Il y a enfin la relation à soi-même : le jeûne. Jeûner, c’est chercher à créer du vide dans nos vies qui sont pleines et débordantes, et c’est très difficile. Il s’agit de faire l’expérience du vide, du manque afin de retrouver une relation à soi-même qui ne soit pas du nombrilisme, mais qui recherche le sens profond de ce qui rempli notre existence. Est-ce que tout ce que je fais a une visée ? Jeûner (de nourriture, de télé, de cigarette, de trop de paroles, de mauvais caractère… que sais-je), jeûner, c’est créer un manque, une béance, qui va ouvrir un désir pour laisser plus de place aux deux autres relations précédentes : le partage et la prière. En fin de compte, je crois que le jeûne est plus un moyen de vivre les deux premières recommandations, plutôt qu’un objectif en soi.
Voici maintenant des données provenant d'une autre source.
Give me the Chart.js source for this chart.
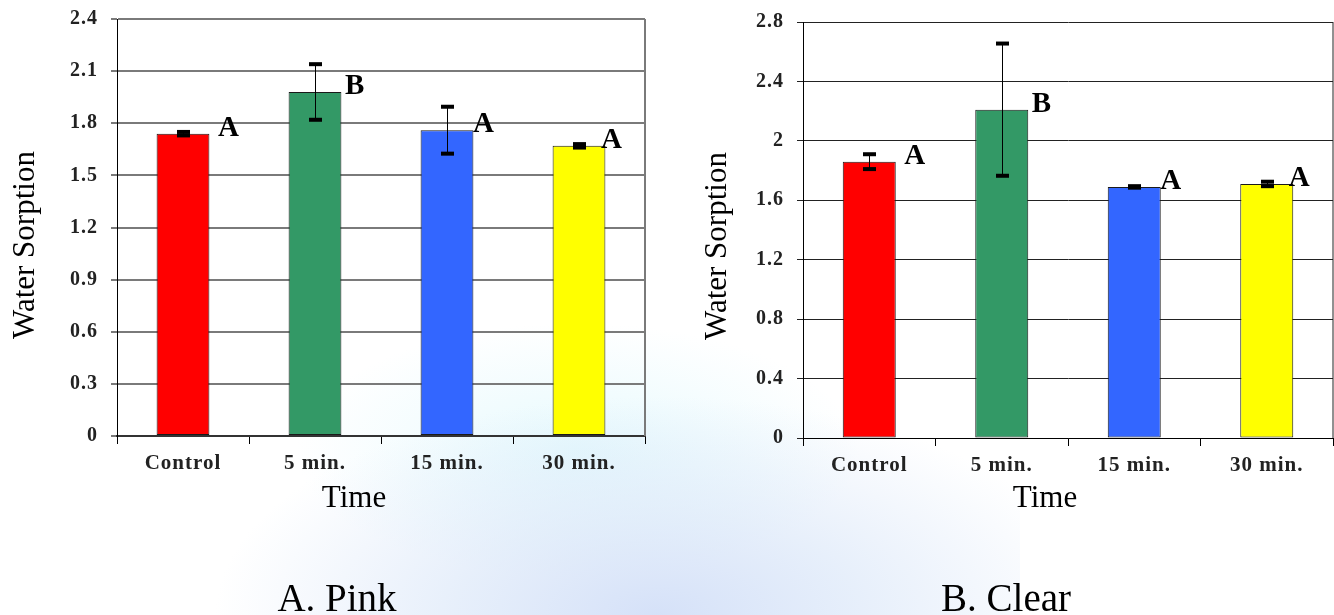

Quand tu fais l’aumône, quand tu pries, quand tu jeûnes… Jésus s’adresse à des personnes qui ont déjà cette pratique. Les propos de Jésus n’ont pas pour objectif d’être plus rigoureux encore dans ces pratiques, mais de mieux les réaliser. Il ne leur dit pas quoi faire, ils le font déjà, mais comment le faire. Cela veut dire que lorsque nous décidons pour notre démarche de carême d’être attentif à une attitude précise, il est indispensable de s’interroger sur la manière de la vivre ou de la mener. L’Evangile nous invite à accomplir ces démarches dans le secret. Le mot secret en grec kruptos « ce qui est crypté » revient 6 fois. L’Evangile laisse entendre que cette démarche ne doit pas avoir d’autres objectifs que de grandir dans sa vie spirituelle, ou de faire grandir l’autre ; mais jamais elle ne doit servir à ce que les autres nous grandissent. En recevant les cendres avec ces paroles « convertissez-vous, et croyez à l’Evangile » nous sommes invités à descendre, la démarche du Carême est placée sous le signe de la conversion, un chemin d’humilité et d’ouverture aux autres vers Pâques. Amen.